Sherwood had been a leader in promoting Japanese and American cultural affairs, last year earning Japan’s Order of the Rising Sun, Gold Rays With Rosette. He was secretary of the New York-based Asia Society, and in 1980 he founded what became the Asia Society/Southern California Center.

Always active in public affairs, Sherwood served on the Commission on California State Government Organization and Economy. He was a member of the White House Task Force on Antitrust Policy, a chairman of the American Jewish Committee’s Los Angeles chapter, chairman of the Board of Overseers of the RAND-UCLA Center for Russian and Eurasian Studies, and a member of the New York-based Council on Foreign Relations and the London-based International Institute for Strategic Studies.

A liberal Democrat, Sherwood was a major fund-raiser for former U.S. Sen. John V. Tunney.

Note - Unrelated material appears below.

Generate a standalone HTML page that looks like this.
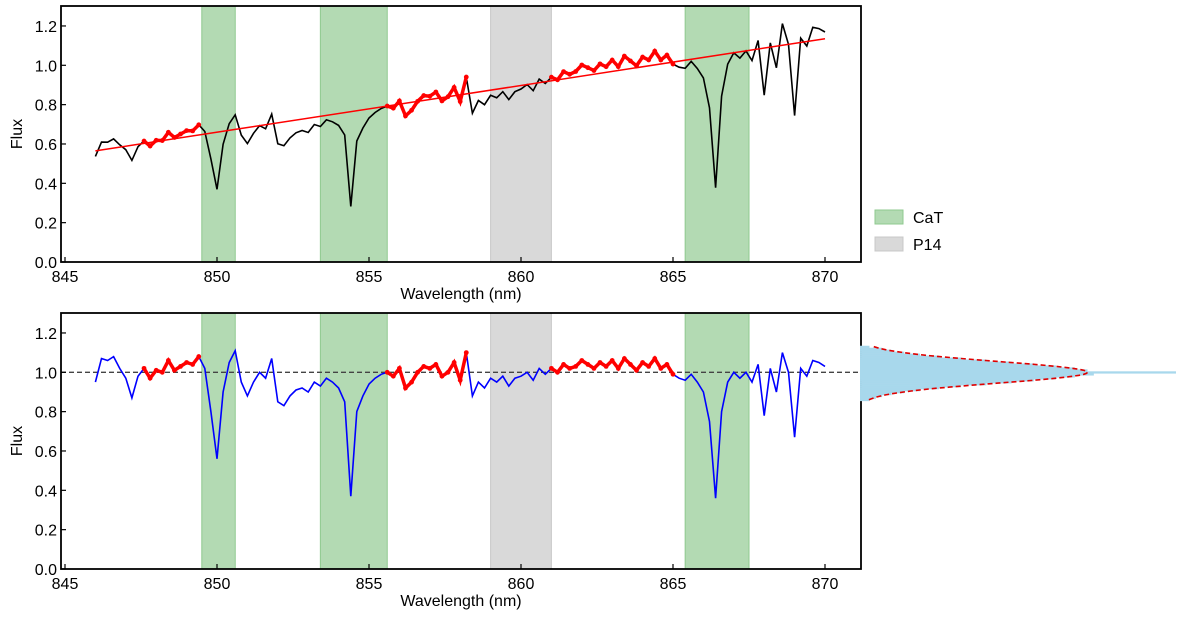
<!DOCTYPE html>
<html><head><meta charset="utf-8"><style>
body{margin:0;background:#fff;}
svg text{font-family:"Liberation Sans",sans-serif;fill:#000;}
</style></head><body>
<svg id="chart" width="1200" height="620" xmlns="http://www.w3.org/2000/svg"></svg>
<script>
const normFlux=[0.95,1.07,1.06,1.08,1.02,0.97,0.87,0.98,1.02,0.97,1.01,1.00,1.06,1.01,1.03,1.05,1.04,1.08,1.02,0.80,0.56,0.90,1.05,1.11,0.95,0.88,0.95,1.00,0.97,1.07,0.85,0.83,0.88,0.91,0.92,0.90,0.95,0.93,0.97,0.95,0.92,0.85,0.37,0.80,0.88,0.94,0.97,0.99,1.00,0.98,1.02,0.92,0.95,1.00,1.03,1.02,1.04,0.98,1.00,1.05,0.96,1.10,0.88,0.95,0.92,0.97,0.95,0.98,0.93,0.97,0.98,1.00,0.96,1.02,0.99,1.02,1.00,1.04,1.02,1.03,1.06,1.04,1.02,1.05,1.03,1.06,1.02,1.07,1.04,1.01,1.05,1.03,1.07,1.02,1.04,0.99,0.97,0.96,0.99,0.95,0.90,0.75,0.36,0.80,0.95,1.00,0.97,1.00,0.95,1.04,0.78,1.02,0.90,1.10,1.00,0.67,1.02,0.98,1.06,1.05,1.03];
const wlStart=846.0, wlStep=0.2;
const contWl=[846,870];
const contFlux=[0.565,1.135];
const redRanges=[[847.6,849.5],[855.6,858.3],[861.0,865.0]];
const catBands=[[849.5,850.6],[853.4,855.6],[865.4,867.5]];
const p14Bands=[[859.0,861.0]];
const xTicks=[845,850,855,860,865,870];
const yTicks=[0.0,0.2,0.4,0.6,0.8,1.0,1.2];
const histBins=[0.86,0.87,0.88,0.89,0.90,0.91,0.92,0.93,0.94,0.95,0.96,0.97,0.98,0.99,1.00,1.01,1.02,1.03,1.04,1.05,1.06,1.07,1.08,1.09,1.10,1.11,1.12,1.13];
const histCounts=[3,5,7,10,14,19,25,32,40,48,55,62,68,74,100,72,68,62,55,48,40,32,25,19,14,10,7,3];
const gaussMu=1.0, gaussSigma=0.055, gaussPeak=72;

const NS="http://www.w3.org/2000/svg";
const svg=document.getElementById('chart');
function mk(tag,attrs,parent){const e=document.createElementNS(NS,tag);for(const k in attrs)e.setAttribute(k,attrs[k]);(parent||svg).appendChild(e);return e;}
const X0=61,X1=861;
const xs=w=>65+(w-845)*30.4;
const wl=normFlux.map((_,i)=>wlStart+i*wlStep);
const cont=w=>contFlux[0]+(contFlux[1]-contFlux[0])*(w-contWl[0])/(contWl[1]-contWl[0]);

function panel(top,bot,name,vals,lineColor,withCont,withDash){
  const ys=v=>bot-v*196.7;
  const g=mk('g',{});
  
  
  catBands.forEach(b=>{const r=mk('rect',{x:xs(b[0]),y:top,width:xs(b[1])-xs(b[0]),height:bot-top,fill:'#b3dab3',stroke:'#8fc98f','stroke-width':1},g);
    });
  p14Bands.forEach(b=>{const r=mk('rect',{x:xs(b[0]),y:top,width:xs(b[1])-xs(b[0]),height:bot-top,fill:'#d9d9d9',stroke:'#c8c8c8','stroke-width':1},g);
    });
  if(withDash){const d=mk('line',{x1:X0,x2:X1,y1:ys(1),y2:ys(1),stroke:'#444','stroke-width':1.3,'stroke-dasharray':'5,3'},g);
    }
  const pts=wl.map((w,i)=>xs(w).toFixed(1)+','+ys(vals[i]).toFixed(1)).join(' ');
  const l=mk('polyline',{points:pts,fill:'none',stroke:lineColor,'stroke-width':1.6},g);
  
  redRanges.forEach(r=>{
    const idx=wl.map((w,i)=>i).filter(i=>wl[i]>=r[0]-1e-6&&wl[i]<=r[1]+1e-6);
    const p=mk('polyline',{points:idx.map(i=>xs(wl[i]).toFixed(1)+','+ys(vals[i]).toFixed(1)).join(' '),fill:'none',stroke:'#ff0000','stroke-width':3.5},g);
    
    idx.forEach(i=>{const c=mk('circle',{cx:xs(wl[i]),cy:ys(vals[i]),r:2.4,fill:'#ff0000'},g);
      });
  });
  if(withCont){const c=mk('line',{x1:xs(contWl[0]),x2:xs(contWl[1]),y1:ys(contFlux[0]),y2:ys(contFlux[1]),stroke:'#ff0000','stroke-width':1.5},g);
    }
  const fr=mk('rect',{x:X0,y:top,width:X1-X0,height:bot-top,fill:'none',stroke:'#000','stroke-width':1.8},g);
  
  xTicks.forEach(t=>{mk('line',{x1:xs(t),x2:xs(t),y1:bot,y2:bot-5,stroke:'#000','stroke-width':1.2},g);
    const tx=mk('text',{x:xs(t),y:bot+20,'text-anchor':'middle','font-size':16},g);tx.textContent=t;
    });
  yTicks.forEach(t=>{mk('line',{x1:X0,x2:X0+5,y1:ys(t),y2:ys(t),stroke:'#000','stroke-width':1.2},g);
    const tx=mk('text',{x:X0-4,y:ys(t)+6,'text-anchor':'end','font-size':16},g);tx.textContent=t.toFixed(1);
    });
  const xl=mk('text',{x:461,y:bot+37,'text-anchor':'middle','font-size':16},g);xl.textContent='Wavelength (nm)';
  
  const yl=mk('text',{x:0,y:0,'text-anchor':'middle','font-size':16,transform:`translate(22,${(top+bot)/2}) rotate(-90)`},g);yl.textContent='Flux';
  
  return ys;
}
const topVals=normFlux.map((v,i)=>v*cont(wl[i]));
panel(6,262,'top-panel',topVals,'#000',true,false);
const ysB=panel(313,569,'bottom-panel',normFlux,'#0000ff',false,true);

const hg=mk('g',{});


const HX=860, hScale=3.16, binH=0.01*196.7;
histBins.forEach((b,i)=>{const r=mk('rect',{x:HX,y:ysB(b)-binH/2,width:histCounts[i]*hScale,height:binH+0.3,fill:'#a8d8ec'},hg);
  });
let gp=[];
for(let v=0.86;v<=1.135;v+=0.005){gp.push((HX+gaussPeak*hScale*Math.exp(-((v-gaussMu)**2)/(2*gaussSigma**2))).toFixed(1)+','+ysB(v).toFixed(1));}
const gc=mk('polyline',{points:gp.join(' '),fill:'none',stroke:'#e00000','stroke-width':1.6,'stroke-dasharray':'5,3'},hg);


const lg=mk('g',{});


[['CaT','#b3dab3','#8fc98f',210],['P14','#d9d9d9','#c8c8c8',237]].forEach(e=>{
  const r=mk('rect',{x:875,y:e[3],width:28,height:14,fill:e[1],stroke:e[2]},lg);
  
  const t=mk('text',{x:913,y:e[3]+13,'font-size':16},lg);t.textContent=e[0];
  
});
</script>
</body></html>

In addition to his wife of 40 years, Sherwood is survived by his daughter, Elizabeth, of Santa Fe, N.M., and son, Benjamin, of Washington, D.C., the first sister-brother recipients of Rhodes scholarships to Oxford University.

The family has asked that memorial contributions be made to the Harvard Law School, the Los Angeles County Museum of Art or the Center Theatre Group. A memorial service will be scheduled at a later date.